RE: November11 Nov 2023 08:27
Thank you Bella. I know AS has spoken in the past about publlishing the Phase 1a data in a peer review journal but circumstances have changed since he said that. Personally, I can't see Avacta publishing the promised Phase 1a data as a peer reviewed paper for a couple of reasons.
Firstly, timewise, it wouldn't be possible to do so before the end of the year as it takes about 6 months to go the peer review publishing route and AS has committed to publishing before the end of the year. The optics for Avacta would look very bad if the first publication of Phase 1a data was in Q2 of next year as AS will have known the realistic publishing timelines when he stated that deadline - and, more importantly, serious investors will know that he would have known that and was therefore promising something unattainable.

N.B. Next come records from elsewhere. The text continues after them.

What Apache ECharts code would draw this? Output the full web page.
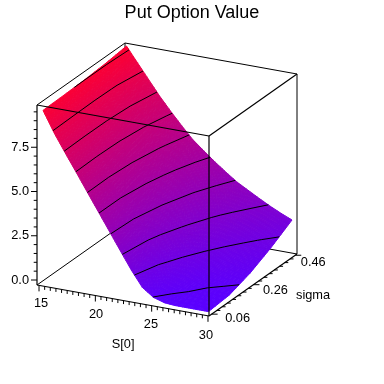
<!DOCTYPE html>
<html><head><meta charset="utf-8">
<style>html,body{margin:0;padding:0;background:#fff}#c{width:384px;height:384px}</style>
<script src="https://cdn.jsdelivr.net/npm/echarts@6/dist/echarts.min.js"></script>
</head><body><div id="c"></div>
<script>
const title = 'Put Option Value';
const spotPrices = [15,16,17,18,19,20,21,22,23,24,25,26,27,28,29,30];
const sigmas = [0.06,0.16,0.26,0.36,0.46];
const valuesSigma06 = [9.74,8.58,7.56,6.57,5.56,4.56,3.56,2.56,1.57,0.70,0.25,0.05,0,0,0,0];
const valuesSigma16 = [9.74,8.58,7.56,6.57,5.58,4.61,3.69,2.85,2.10,1.50,1.02,0.66,0.42,0.26,0.15,0.08];
const valuesSigma26 = [9.76,8.60,7.63,6.68,5.78,4.93,4.13,3.42,2.78,2.24,1.78,1.39,1.07,0.82,0.63,0.47];
const valuesSigma36 = [9.82,8.72,7.83,6.96,6.15,5.39,4.70,4.05,3.48,2.97,2.52,2.14,1.80,1.51,1.26,1.05];
const valuesSigma46 = [9.94,9.10,8.27,7.44,6.69,5.98,5.31,4.78,4.27,3.80,3.35,3.00,2.65,2.32,2.02,1.75];
const contourLevels = [0.26,1.32,2.37,3.42,4.48,5.53,6.59,7.64,8.69,9.75];
const valueTickLabels = [0,2.5,5,7.5];
const spotTickLabels = [15,20,25,30];
const sigmaTickLabels = [0.06,0.26,0.46];

const rows = [valuesSigma06,valuesSigma16,valuesSigma26,valuesSigma36,valuesSigma46];

// Oblique view of the surface
function view(S,sig,z){
  const a=(S-15)/15, b=(sig-0.06)/0.4;
  return [43+165.5*a+83.5*b, 281.8+29.8*a-60.8*b-17.6*z];
}
// Oblique view of the bounding box and its ticks
const boxS=[14.82,30.09], boxSig=[0.0474,0.4684], boxZ=[-0.282,9.887];
function frame(S,sig,z){
  const s=(S-boxS[0])/(boxS[1]-boxS[0]), t=(sig-boxSig[0])/(boxSig[1]-boxSig[0]);
  return [37+172*s+88*t, 285+31*s-62*t-17.7*(z-boxZ[0])];
}
function zColor(z){
  const f=Math.max(0,Math.min(1,z/10));
  const r=Math.round(90+(255-90)*f), g=0, bl=Math.round(255+(48-255)*f);
  return 'rgb('+r+','+g+','+bl+')';
}
function zAt(i,j,u,v){
  return rows[j][i]*(1-u)*(1-v)+rows[j][i+1]*u*(1-v)+rows[j+1][i]*(1-u)*v+rows[j+1][i+1]*u*v;
}

// surface cells, painted back to front
const cells=[];
for(let j=sigmas.length-2;j>=0;j--) for(let i=0;i<spotPrices.length-1;i++) cells.push([i,j]);

// contour segments from the value grid
const contourSegs=[];
contourLevels.forEach(L=>{
  for(let j=0;j<sigmas.length-1;j++) for(let i=0;i<spotPrices.length-1;i++){
    const c=[[i,j],[i+1,j],[i+1,j+1],[i,j+1]];
    const pts=[];
    for(let k=0;k<4;k++){
      const p=c[k],q=c[(k+1)%4];
      const zp=rows[p[1]][p[0]], zq=rows[q[1]][q[0]];
      if((zp<L)!==(zq<L)){
        const f=(L-zp)/(zq-zp);
        pts.push([spotPrices[p[0]]+f*(spotPrices[q[0]]-spotPrices[p[0]]),
                  sigmas[p[1]]+f*(sigmas[q[1]]-sigmas[p[1]])]);
      }
    }
    for(let k=0;k+1<pts.length;k+=2){
      const P=view(pts[k][0],pts[k][1],L), Q=view(pts[k+1][0],pts[k+1][1],L);
      contourSegs.push([P[0],P[1],Q[0],Q[1]]);
    }
  }
});

// box edges
const [S0,S1]=boxS,[G0,G1]=boxSig,[Z0,Z1]=boxZ;
const edge=(a,b)=>{const p=frame(...a),q=frame(...b);return [p[0],p[1],q[0],q[1]];};
const backEdges=[
  edge([S0,G0,Z0],[S0,G1,Z0]),edge([S0,G1,Z0],[S1,G1,Z0]),edge([S0,G1,Z0],[S0,G1,Z1]),
  edge([S0,G1,Z1],[S1,G1,Z1]),edge([S0,G1,Z1],[S0,G0,Z1]),edge([S1,G1,Z1],[S1,G1,Z0])
];
const frontEdges=[
  edge([S0,G0,Z1],[S1,G0,Z1]),edge([S1,G0,Z1],[S1,G1,Z1]),edge([S1,G0,Z1],[S1,G0,Z0]),
  edge([S0,G0,Z0],[S0,G0,Z1]),edge([S0,G0,Z0],[S1,G0,Z0]),edge([S1,G0,Z0],[S1,G1,Z0])
];
// ticks
const tickSegs=[];
for(let k=0;k<=19;k++){
  const z=k*0.5, p=frame(S0,G0,z), major=k%5===0;
  tickSegs.push([p[0]-(major?6:3.3),p[1],p[0],p[1]]);
}
for(let k=0;k<=30;k++){
  const S=15+k*0.5, p=frame(S,G0,Z0), major=k%10===0;
  tickSegs.push([p[0],p[1],p[0],p[1]+(major?6:3.5)]);
}
for(let k=0;k<=16;k++){
  const sg=0.06+k*0.025, p=frame(S1,sg,Z0), major=k%8===0;
  tickSegs.push([p[0],p[1],p[0]+(major?6:3.5),p[1]]);
}

// labels
const labels=[];
const FONT='12.8px "Liberation Sans"';
valueTickLabels.forEach(z=>{const p=frame(S0,G0,z);labels.push({x:p[0]-8,y:p[1],t:z.toFixed(1),al:'right'});});
spotTickLabels.forEach(S=>{const p=frame(S,G0,Z0);const k=S-15;labels.push({x:p[0]+2-k*0.27,y:p[1]+18+k*0.13,t:String(S),al:'center'});});
sigmaTickLabels.forEach(g=>{const p=frame(S1,g,Z0);const k=(g-0.06)/0.4;labels.push({x:p[0]+26-k*8,y:p[1]+4+k*3.5,t:g.toFixed(2),al:'center'});});
labels.push({x:frame(22.2,G0,Z0)[0]+3,y:frame(22.2,G0,Z0)[1]+44,t:'S[0]',al:'center'});
labels.push({x:frame(S1,0.33,Z0)[0]+45,y:frame(S1,0.33,Z0)[1]+21,t:'sigma',al:'center'});

function lineSeries(data,width,z){
  return {type:'custom',coordinateSystem:'cartesian2d',data:data,z:z,silent:true,animation:false,clip:false,
    encode:{x:[0,2],y:[1,3]},
    renderItem:(p,api)=>{
      const a=api.coord([api.value(0),api.value(1)]),b=api.coord([api.value(2),api.value(3)]);
      return {type:'line',shape:{x1:a[0],y1:a[1],x2:b[0],y2:b[1]},style:{stroke:'#000',lineWidth:width,fill:null}};
    }};
}
const N=6;
const surfaceSeries={type:'custom',coordinateSystem:'cartesian2d',data:cells,z:3,silent:true,animation:false,clip:false,
  encode:{x:0,y:1},
  renderItem:(p,api)=>{
    const i=api.value(0),j=api.value(1),children=[];
    const dS=spotPrices[i+1]-spotPrices[i], dG=sigmas[j+1]-sigmas[j];
    const pt=(u,v)=>{const q=view(spotPrices[i]+u*dS,sigmas[j]+v*dG,zAt(i,j,u,v));return api.coord(q);};
    for(let m=N-1;m>=0;m--) for(let n=0;n<N;n++){
      const u0=n/N,u1=(n+1)/N,v0=m/N,v1=(m+1)/N;
      const col=zColor(zAt(i,j,(u0+u1)/2,(v0+v1)/2));
      children.push({type:'polygon',shape:{points:[pt(u0,v0),pt(u1,v0),pt(u1,v1),pt(u0,v1)]},
        style:{fill:col,stroke:col,lineWidth:1}});
    }
    return {type:'group',children};
  }};
const labelSeries={type:'custom',coordinateSystem:'cartesian2d',data:labels.map((l,i)=>[l.x,l.y,i]),z:6,silent:true,animation:false,clip:false,
  encode:{x:0,y:1},
  renderItem:(p,api)=>{
    const c=api.coord([api.value(0),api.value(1)]),l=labels[api.value(2)];
    return {type:'text',x:c[0],y:c[1],style:{text:l.t,font:FONT,fill:'#000',align:l.al,verticalAlign:'middle'}};
  }};

const chart=echarts.init(document.getElementById('c'),null,{renderer:'canvas'});
chart.setOption({
  animation:false,backgroundColor:'#fff',
  title:{text:title,left:'center',top:-1,textStyle:{fontFamily:'Liberation Sans',fontSize:18,fontWeight:'normal',color:'#000'}},
  grid:{left:0,right:0,top:0,bottom:0},
  xAxis:{type:'value',min:0,max:384,show:false},
  yAxis:{type:'value',min:0,max:384,inverse:true,show:false},
  series:[lineSeries(backEdges,1,2),surfaceSeries,lineSeries(contourSegs,1,4),lineSeries(frontEdges,1.2,5),lineSeries(tickSegs,1,5),labelSeries]
});
</script></body></html>
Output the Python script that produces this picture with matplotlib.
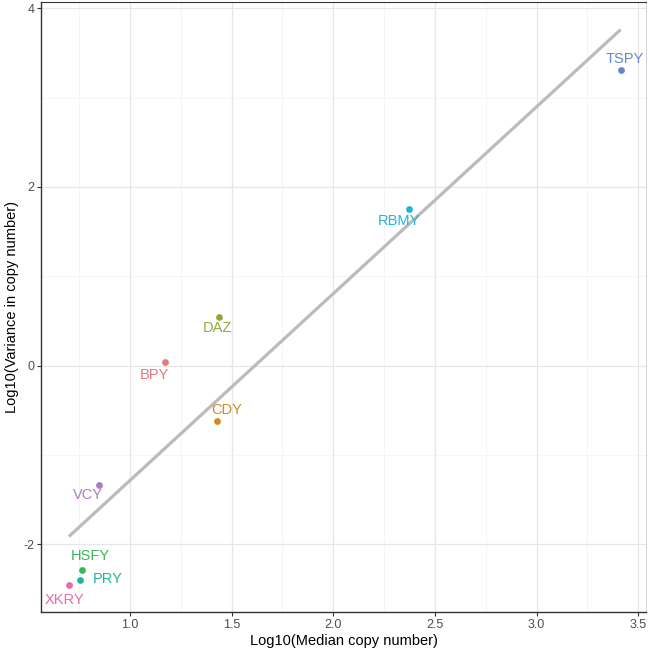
import matplotlib
matplotlib.use("Agg")
import matplotlib.pyplot as plt
import numpy as np

plt.rcParams['font.family'] = ['Liberation Sans', 'DejaVu Sans']

genes = ["BPY", "CDY", "DAZ", "HSFY", "PRY", "RBMY", "TSPY", "VCY", "XKRY"]
log_median = [1.171, 1.428, 1.437, 0.764, 0.754, 2.375, 3.414, 0.847, 0.700]
log_variance = [0.037, -0.615, 0.542, -2.291, -2.395, 1.755, 3.312, -1.332, -2.451]
colors = ["#E97779", "#CB8D22", "#8FAA3C", "#3DB55A", "#1EB8A0",
          "#22B4DA", "#5F89CB", "#AD7CC0", "#E86BAF"]
# label offsets in pixels (dx, dy) relative to each point
label_offsets = {"BPY": (-10, -13), "CDY": (10, 11), "DAZ": (-1, -11),
                 "HSFY": (8, 14), "PRY": (28, 1), "RBMY": (-11, -12),
                 "TSPY": (4, 11), "VCY": (-11, -10), "XKRY": (-5, -15)}
x_ticks = [1.0, 1.5, 2.0, 2.5, 3.0, 3.5]
y_ticks = [-2, 0, 2, 4]

fig = plt.figure(figsize=(6.48, 6.48), dpi=100)
ax = fig.add_axes([0.064, 0.0556, 0.933, 0.941])

x = np.array(log_median)
y = np.array(log_variance)
slope, intercept = np.polyfit(x, y, 1)
xl = np.array([x.min(), x.max()])
ax.plot(xl, intercept + slope * xl, color="#BBBBBB", lw=2.3, zorder=3,
        solid_capstyle="butt")

for g, xi, yi, c in zip(genes, x, y, colors):
    ax.scatter([xi], [yi], s=24, color=c, zorder=4, linewidths=0)
    dx, dy = label_offsets[g]
    ax.annotate(g, (xi, yi), xytext=(dx * 0.72, dy * 0.72), textcoords="offset points",
                ha="center", va="center", fontsize=10.5, color=c, zorder=5)

ax.set_xlim(0.5645, 3.539)
ax.set_ylim(-2.758, 4.067)
ax.set_xticks(x_ticks)
ax.set_xticklabels([f"{v:.1f}" for v in x_ticks])
ax.set_yticks(y_ticks)
ax.set_yticklabels([str(v) for v in y_ticks])
ax.set_xticks([0.75, 1.25, 1.75, 2.25, 2.75, 3.25], minor=True)
ax.set_yticks([-1, 1, 3], minor=True)
ax.grid(True, which="major", color="#E6E6E6", lw=0.9, zorder=0)
ax.grid(True, which="minor", color="#F2F2F2", lw=0.5, zorder=0)
ax.set_axisbelow(True)
ax.tick_params(which="major", length=3, width=0.8, color="#333333",
               labelsize=9, labelcolor="#4D4D4D", pad=2)
ax.tick_params(which="minor", length=0)
for s in ["left", "bottom"]:
    ax.spines[s].set_color("#333333")
    ax.spines[s].set_linewidth(1.0)
ax.spines["top"].set_color("#333333")
ax.spines["top"].set_linewidth(0.8)
ax.spines["right"].set_color("#CCCCCC")
ax.spines["right"].set_linewidth(0.6)

ax.set_xlabel("Log10(Median copy number)", fontsize=10.5, color="black", labelpad=2)
ax.set_ylabel("Log10(Variance in copy number)", fontsize=10.5, color="black", labelpad=3)

fig.savefig("out.png", dpi=100, facecolor="white")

Secondly, what will be published will be interim data - a progress report, if you like - as it will contain results from C1-C6 only. Peer review will wait, I think, until the C7 data can be included, so I'd say that would be sometime around midyear next year.
Other options to present the data are at a conference or self-publishing.
A conference presentation with Q&A in front of an audience of peers takes time to get organised (prepared, submitted and accepted) so I think we are at the absolute limit or past the limit, even for late reporting data.
A conference poster again takes time to get included in the conference schedule but is a possibility - again, incredibly tight deadline for doing that.
Self-publishing is not as vain as it might sound and is, I think a definite possibility for the data from C1-C6, the reason being that Avacta will have prepared and QC'd all the data for presentation to the FDA and any acceptance of a fortnightly dosing regimen by the FDA will be done after considering the 3-weekly data so far collated and presented. Thus, my belief (and it is only my belief) is that publication of the C1-C6 data will be announced by RNS and appear on the Avacta website just after, if not at the same time as, the announcement of the go ahead for the fortnightly dosing study - with an explicit link being made between the two events.
The purpose of publishing the trial data afterall is for interested parties (pharma companies and specialist investment funds) to see the data so far and look through it all themselves (doing their own peer review of it), knowing that the FDA has been all over it already and effectively 'approved' it all.